In questa vita –  dato e non concesso sic et simpliciter che ce ne sia, fede o meno, un’altra “dopo” – nonostante la tecnologia moderna e i progressi della scienza, della fisica pur anche di altri “scandagli” di cui l’uomo di è dotato, stiamo, comunque, affidando ad un ignoto pilota automatico la nostra rotta. E’ lui, nella nostra cabina, nel nostro “di dentro” – Coscienza? Somma di files cerebrali interagenti e in cache, in memoria, da quando siamo nati? – a dettare tempi e modi dell’azione?

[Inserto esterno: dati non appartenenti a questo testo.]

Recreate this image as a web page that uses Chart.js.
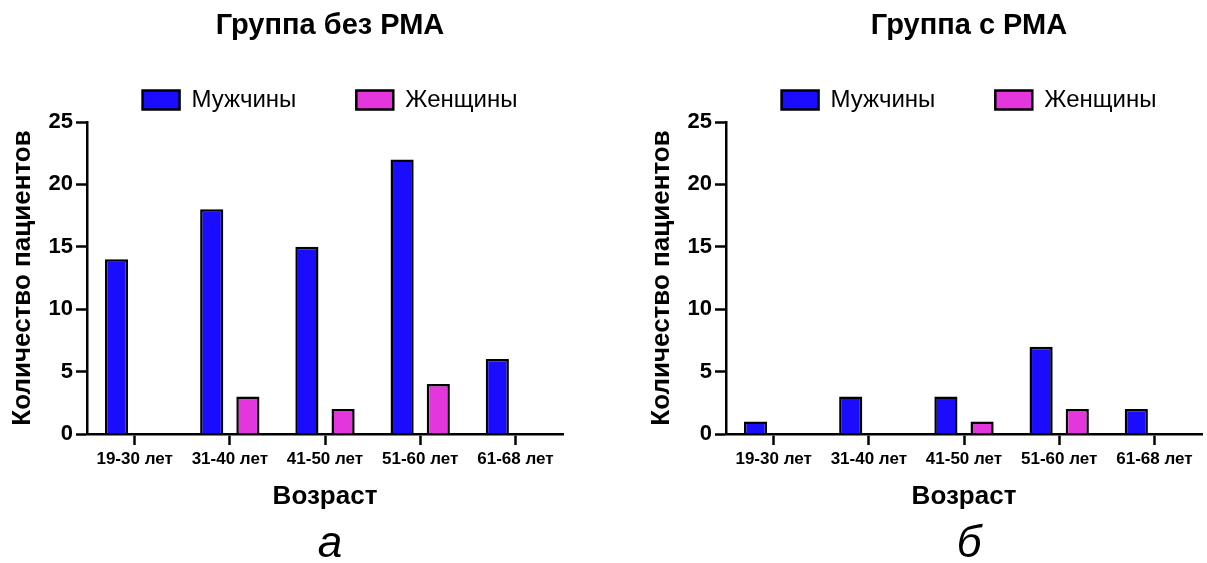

Quando dici: “Non lo conosco”, prova a riflettere su te stesso questa negazione. Gnozi te autòn, conosci te stesso, dicevano gli antichi. Freud ci ha messo su un lettino e ha indagato anche i nostri sogni. Va molto di moda, anche in Tv, la “macchina della verità”, quella che registra l’elettricità durante un’intervista intima. E presuppone di smascherare le menzogne.  Le “auto-bugie”. Ma è pur sempre un uomo, uno scienziato che tira le conclusioni. Nella sua limitatezza. Quello che non conosciamo di noi stessi? E’ essenziale. La prova del nove. Sappiamo tutto dalla a alla “v”. Sappiamo che la “z” coincide con l’omega, con la fine. Non sappiamo se ci sarà una seconda, nostra, puntata. Ed è in questa nostra limitata conoscenza che, forse, cerchiamo nell’egoismo, nell’egocentrismo, nel “dopo di me il nulla”, l’alternativa a quel “boh” che ci uscirebbe naturalmente dalla bocca.